Web DeskApril 13, 2024 08:44 PMbusiness
  • SBP repays $1 billion for Pakistan's International Bond
  • Pakistan's foreign exchange reserves stabilize, reaching $13.38 billion
  • IMF approves final tranche of $1.1 billion for Pakistan
IMF and Pakistan Reach Agreement on $3 Billion SBAImage Credits: X.com
The State Bank of Pakistan repays $1 billion for international bond, stabilizes foreign exchange reserves, and reaches IMF agreement for $3 billion Stand-By Arrangement.

The State Bank of Pakistan (SBP) announced the successful repayment of $1 billion for Pakistan's International Bond on April 12, 2024. This payment, covering both principal and interest, was made to the agent bank for distribution to bondholders. Following this repayment, Pakistan's outstanding international bonds/Sukuks amount to $6.8 billion, representing 6.8% of the public external debt. The next maturity is set for $500 million in September 2025, as stated by Shahid Ali Habib, CEO of Arif Habib Limited (AHL).

Recent data shows a stabilization in Pakistan's foreign exchange reserves, with SBP's reserves increasing by $19 million weekly, reaching $8.04 billion by March 29. The country's total liquid foreign reserves stand at $13.38 billion, with commercial banks holding $5.34 billion in net foreign reserves. Despite the upcoming decrease in SBP-held reserves to around $7 billion due to the bond repayment, Pakistan anticipates an inflow from the International Monetary Fund (IMF).

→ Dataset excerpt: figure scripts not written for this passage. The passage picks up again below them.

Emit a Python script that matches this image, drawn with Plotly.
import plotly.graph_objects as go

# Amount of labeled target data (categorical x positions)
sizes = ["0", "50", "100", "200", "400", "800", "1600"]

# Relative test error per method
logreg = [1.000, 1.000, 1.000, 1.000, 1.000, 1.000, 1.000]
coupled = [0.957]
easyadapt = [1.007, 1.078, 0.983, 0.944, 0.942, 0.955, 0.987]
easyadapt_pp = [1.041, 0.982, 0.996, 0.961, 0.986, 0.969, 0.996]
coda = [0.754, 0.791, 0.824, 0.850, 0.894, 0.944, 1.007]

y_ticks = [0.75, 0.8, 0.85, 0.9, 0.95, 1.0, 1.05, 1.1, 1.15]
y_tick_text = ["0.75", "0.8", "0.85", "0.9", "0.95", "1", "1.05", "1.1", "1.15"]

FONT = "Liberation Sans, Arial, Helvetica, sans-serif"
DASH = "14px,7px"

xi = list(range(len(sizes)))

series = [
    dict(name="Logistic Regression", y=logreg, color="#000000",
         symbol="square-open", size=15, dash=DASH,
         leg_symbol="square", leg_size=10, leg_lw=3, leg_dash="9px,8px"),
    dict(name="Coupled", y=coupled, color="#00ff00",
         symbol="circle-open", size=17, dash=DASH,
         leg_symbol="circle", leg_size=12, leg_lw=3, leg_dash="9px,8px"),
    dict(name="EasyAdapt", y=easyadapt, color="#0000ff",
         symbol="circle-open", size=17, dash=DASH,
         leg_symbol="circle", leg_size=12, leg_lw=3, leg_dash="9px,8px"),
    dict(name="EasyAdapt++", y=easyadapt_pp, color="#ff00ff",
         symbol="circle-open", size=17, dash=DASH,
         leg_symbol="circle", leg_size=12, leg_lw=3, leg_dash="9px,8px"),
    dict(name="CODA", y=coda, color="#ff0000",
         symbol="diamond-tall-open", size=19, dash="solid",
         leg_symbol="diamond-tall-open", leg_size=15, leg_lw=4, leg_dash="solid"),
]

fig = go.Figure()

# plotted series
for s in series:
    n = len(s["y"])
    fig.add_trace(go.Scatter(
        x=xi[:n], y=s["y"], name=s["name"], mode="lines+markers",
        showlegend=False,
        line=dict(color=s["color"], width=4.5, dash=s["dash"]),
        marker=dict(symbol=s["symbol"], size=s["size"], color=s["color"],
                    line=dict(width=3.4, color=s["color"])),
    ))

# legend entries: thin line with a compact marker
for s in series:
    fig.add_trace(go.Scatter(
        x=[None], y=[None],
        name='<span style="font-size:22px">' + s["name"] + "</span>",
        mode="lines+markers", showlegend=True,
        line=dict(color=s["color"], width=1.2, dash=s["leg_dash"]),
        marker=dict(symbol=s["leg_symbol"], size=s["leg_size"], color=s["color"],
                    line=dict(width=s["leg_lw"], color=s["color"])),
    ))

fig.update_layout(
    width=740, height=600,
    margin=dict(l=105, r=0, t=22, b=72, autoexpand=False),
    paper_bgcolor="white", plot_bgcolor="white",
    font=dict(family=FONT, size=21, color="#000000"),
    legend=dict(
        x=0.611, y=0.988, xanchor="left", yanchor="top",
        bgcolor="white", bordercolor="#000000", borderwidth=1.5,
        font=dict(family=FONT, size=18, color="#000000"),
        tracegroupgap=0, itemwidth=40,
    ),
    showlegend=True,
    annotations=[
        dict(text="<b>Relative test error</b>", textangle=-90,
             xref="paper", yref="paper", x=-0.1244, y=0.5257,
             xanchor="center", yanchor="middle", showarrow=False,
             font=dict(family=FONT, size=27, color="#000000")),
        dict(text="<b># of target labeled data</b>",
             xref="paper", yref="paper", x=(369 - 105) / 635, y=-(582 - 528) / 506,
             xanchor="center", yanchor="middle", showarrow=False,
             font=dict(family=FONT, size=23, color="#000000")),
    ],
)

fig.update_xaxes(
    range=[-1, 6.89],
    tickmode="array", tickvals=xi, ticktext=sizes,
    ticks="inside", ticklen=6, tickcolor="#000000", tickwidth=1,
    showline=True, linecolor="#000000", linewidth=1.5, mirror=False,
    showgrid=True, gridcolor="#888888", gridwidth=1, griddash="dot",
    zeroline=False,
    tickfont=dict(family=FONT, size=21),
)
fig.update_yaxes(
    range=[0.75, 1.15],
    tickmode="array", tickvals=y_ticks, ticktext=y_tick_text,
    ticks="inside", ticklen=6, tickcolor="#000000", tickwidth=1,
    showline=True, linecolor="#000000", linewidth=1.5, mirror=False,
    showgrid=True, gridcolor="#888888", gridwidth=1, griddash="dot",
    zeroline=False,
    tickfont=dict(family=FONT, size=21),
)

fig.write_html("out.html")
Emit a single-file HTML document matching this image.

In a significant development, Pakistani authorities have reached a staff-level agreement on the final review of the $3 billion Stand-By Arrangement (SBA) with the IMF. Approval by the IMF Executive Board, expected in late April, will unlock funds of approximately $1.1 billion (SDR 828 million) as the final tranche of the SBA. IMF Chief Kristalina Georgieva highlighted Pakistan's improved economic performance and the commitment to address key issues such as expanding the tax base, enhancing public spending transparency, and promoting a more equitable economic contribution from society's wealthier segments.